The meeting had decided that each trader would be allowed to send only one truckload of goods to Chakoti and receive a maximum of two from there.

However, on May 6, as 44 goods carriers arrived at TFC Salamabad, traders say they found 28 carriers bringing goods for only four trading companies. These, according to traders, included six for a trader Mohammad Sadiq Baqal, 10 for another trader Farooq Ahmad Shah and 12 others for two other traders.

“Baqal sent no vehicle across. How come six vehicles are allowed for him?” said a trader Showkat Ahmad.  “When we demanded the implementation of DC Baramulla’s order, we were pushed out of TFC by police.”

Traders allege that some officials are acting as forwarding agents for Delhi based businessmen who import commodities that are in demand outside the state. Salamabad-Chakoti Trade Union (SCTU) even boycotted trade on April 21 against the ‘clandestine hijack’ of the trade by outsiders.

“On April 28 and 29, the imports included 30 vehicles in the name of two persons – Dr Masood Ahmad Wani and Mohammad Sadiq Baqal. The consignments were all garlic that were directly forwarded to Bagwandas (a trader) of Delhi,” says Sheikh Tariq, president SCTU. “Merely 10 vehicles came for the 50 traders from Kashmir which tells about the designs of some officials including the trade facilitation officer.”

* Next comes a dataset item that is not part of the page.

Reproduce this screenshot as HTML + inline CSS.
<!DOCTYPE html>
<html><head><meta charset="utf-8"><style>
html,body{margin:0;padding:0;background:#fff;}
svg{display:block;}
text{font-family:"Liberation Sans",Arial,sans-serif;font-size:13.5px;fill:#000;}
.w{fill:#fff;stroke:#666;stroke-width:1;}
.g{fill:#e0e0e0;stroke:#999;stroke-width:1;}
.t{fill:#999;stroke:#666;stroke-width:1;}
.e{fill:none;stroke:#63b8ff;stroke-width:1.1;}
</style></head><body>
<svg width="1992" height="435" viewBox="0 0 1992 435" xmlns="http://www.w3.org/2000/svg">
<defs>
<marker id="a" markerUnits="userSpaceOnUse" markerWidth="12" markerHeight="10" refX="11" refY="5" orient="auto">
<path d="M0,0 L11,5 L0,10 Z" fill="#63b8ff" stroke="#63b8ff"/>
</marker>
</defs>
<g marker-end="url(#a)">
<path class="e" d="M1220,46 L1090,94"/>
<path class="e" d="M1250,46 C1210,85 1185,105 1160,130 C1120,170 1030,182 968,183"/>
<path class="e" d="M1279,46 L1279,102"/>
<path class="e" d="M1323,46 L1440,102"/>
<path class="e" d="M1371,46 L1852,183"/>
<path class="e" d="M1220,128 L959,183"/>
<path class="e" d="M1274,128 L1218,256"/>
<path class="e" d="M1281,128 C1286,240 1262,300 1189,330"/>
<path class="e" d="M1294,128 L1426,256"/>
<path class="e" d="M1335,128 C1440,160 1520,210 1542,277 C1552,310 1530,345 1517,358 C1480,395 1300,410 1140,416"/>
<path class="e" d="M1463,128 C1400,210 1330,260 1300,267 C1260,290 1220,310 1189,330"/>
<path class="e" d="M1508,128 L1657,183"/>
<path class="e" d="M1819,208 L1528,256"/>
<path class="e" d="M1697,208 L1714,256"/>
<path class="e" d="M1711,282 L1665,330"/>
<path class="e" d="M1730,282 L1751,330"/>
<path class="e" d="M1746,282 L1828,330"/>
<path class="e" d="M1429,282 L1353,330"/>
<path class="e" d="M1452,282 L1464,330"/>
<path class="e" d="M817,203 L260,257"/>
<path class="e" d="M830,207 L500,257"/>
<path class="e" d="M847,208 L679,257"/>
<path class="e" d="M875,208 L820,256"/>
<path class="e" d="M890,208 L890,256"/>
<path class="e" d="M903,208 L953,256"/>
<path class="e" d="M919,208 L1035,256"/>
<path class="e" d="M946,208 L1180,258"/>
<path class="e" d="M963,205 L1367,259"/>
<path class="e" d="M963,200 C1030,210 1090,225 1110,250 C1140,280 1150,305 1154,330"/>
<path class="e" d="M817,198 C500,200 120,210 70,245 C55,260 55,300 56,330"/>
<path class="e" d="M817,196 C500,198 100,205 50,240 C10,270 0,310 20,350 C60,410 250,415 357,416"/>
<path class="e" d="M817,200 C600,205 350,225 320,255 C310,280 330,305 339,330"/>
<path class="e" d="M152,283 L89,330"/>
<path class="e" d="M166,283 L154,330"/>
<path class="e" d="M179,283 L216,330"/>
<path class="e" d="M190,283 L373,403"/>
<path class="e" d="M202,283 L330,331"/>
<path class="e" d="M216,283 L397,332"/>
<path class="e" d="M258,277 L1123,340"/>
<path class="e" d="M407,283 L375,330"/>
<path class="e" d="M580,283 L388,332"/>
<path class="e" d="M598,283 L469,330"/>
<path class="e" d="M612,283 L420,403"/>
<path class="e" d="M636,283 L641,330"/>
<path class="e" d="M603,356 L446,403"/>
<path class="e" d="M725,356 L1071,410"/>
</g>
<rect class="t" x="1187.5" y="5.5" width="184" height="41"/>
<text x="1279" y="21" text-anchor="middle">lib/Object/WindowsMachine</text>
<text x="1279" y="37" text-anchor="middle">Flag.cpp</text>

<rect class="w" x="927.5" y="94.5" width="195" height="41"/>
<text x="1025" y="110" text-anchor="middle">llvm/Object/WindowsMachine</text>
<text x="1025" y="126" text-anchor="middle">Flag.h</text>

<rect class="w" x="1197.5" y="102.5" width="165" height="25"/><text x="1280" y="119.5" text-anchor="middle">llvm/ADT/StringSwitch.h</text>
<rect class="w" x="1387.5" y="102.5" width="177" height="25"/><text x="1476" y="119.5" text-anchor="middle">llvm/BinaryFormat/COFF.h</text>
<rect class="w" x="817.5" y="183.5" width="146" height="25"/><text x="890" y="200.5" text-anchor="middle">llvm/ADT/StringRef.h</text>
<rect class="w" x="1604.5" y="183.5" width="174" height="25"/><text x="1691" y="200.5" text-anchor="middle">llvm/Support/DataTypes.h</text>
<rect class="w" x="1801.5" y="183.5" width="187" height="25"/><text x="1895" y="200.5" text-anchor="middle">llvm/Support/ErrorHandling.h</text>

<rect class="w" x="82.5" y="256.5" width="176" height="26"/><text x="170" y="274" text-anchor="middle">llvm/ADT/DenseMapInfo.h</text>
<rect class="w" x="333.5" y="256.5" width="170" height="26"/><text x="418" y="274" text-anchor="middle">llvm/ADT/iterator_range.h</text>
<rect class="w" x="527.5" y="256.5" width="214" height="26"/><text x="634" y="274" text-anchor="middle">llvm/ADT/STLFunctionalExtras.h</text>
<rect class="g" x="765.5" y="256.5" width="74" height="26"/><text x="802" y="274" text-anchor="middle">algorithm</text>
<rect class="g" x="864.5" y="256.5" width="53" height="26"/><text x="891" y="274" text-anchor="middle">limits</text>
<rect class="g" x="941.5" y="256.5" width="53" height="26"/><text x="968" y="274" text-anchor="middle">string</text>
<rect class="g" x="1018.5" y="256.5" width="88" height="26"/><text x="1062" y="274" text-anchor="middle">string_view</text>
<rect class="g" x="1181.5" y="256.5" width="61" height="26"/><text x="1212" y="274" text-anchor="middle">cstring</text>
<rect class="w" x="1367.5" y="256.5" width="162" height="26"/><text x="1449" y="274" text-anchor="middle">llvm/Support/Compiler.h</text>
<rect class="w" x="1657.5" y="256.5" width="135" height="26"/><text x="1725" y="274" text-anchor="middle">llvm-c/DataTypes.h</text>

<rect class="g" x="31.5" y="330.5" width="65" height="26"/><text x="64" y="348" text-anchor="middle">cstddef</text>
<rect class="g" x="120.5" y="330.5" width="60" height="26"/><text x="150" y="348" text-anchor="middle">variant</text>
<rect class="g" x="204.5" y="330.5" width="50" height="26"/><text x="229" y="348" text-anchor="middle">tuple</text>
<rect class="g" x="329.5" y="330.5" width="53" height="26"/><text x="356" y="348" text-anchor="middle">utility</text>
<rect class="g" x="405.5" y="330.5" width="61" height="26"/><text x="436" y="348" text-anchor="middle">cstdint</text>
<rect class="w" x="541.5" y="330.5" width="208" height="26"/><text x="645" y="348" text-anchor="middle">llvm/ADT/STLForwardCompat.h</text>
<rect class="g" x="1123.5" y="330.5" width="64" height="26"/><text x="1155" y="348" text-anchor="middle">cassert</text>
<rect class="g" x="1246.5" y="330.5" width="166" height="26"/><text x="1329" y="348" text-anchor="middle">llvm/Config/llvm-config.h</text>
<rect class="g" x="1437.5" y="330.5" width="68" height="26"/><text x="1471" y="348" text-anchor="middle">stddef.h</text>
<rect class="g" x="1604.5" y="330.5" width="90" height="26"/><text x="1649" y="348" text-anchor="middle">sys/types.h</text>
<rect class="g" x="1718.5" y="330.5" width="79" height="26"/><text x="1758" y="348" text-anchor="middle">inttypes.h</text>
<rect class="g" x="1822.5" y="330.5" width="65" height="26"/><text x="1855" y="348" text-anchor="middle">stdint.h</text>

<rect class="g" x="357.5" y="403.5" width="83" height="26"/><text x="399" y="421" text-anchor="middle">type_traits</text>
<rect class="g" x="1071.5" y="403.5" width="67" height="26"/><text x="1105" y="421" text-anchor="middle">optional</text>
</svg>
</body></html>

Traders allege that authorities are not taking any curative steps to save the trade, which they believe has the potential to provide employment to jobless people of the state.

“On one hand, government stresses upon unemployed youth to opt for other means of employment and on the other hand we have been left in lurch as cross LoC trade is facing the crisis,” says Nisar, a young trader. “We preferred this trade but now commission agents of Delhi based businessmen are snatching our livelihood with impunity and nobody cares about it.”

Dr Mubeen Shah, president Kashmir Chamber of Commerce and Industry says that cross LoC trade was initiated with an intention to help local traders but the revelation of the hijack of the trade by non-locals is a concern for Kashmir’s business community.

“As barter trade is going on across LoC, there is no import duty on the goods bartered. Traders from Delhi and Punjab have employed some agents here who trade for them to save them customs duty of one and a half lakh rupees per truck,” says Shah. “We had a meeting with Director Industries department where we decided that first 50 vehicles should go to 50 registered traders but today the old malpractice was repeated which leaves us with no option but to take up the issue with Chief Minister.”

Dr Shah suggests some measures to remove the hurdles for ensuring smooth trade across LoC. “The trade facilitation officer should ensure that goods like fruits and vegetables should go to fruit and vegetable Mandis at Srinagar, Sopore, Baramulla, Kupwara, Islamabad, Shopian and Kulgam for necessary auction and sale. This will exclude all the black marketers and also make the system transparent. Kashmiri traders should be benefitted as the trade is meant for them,” he says.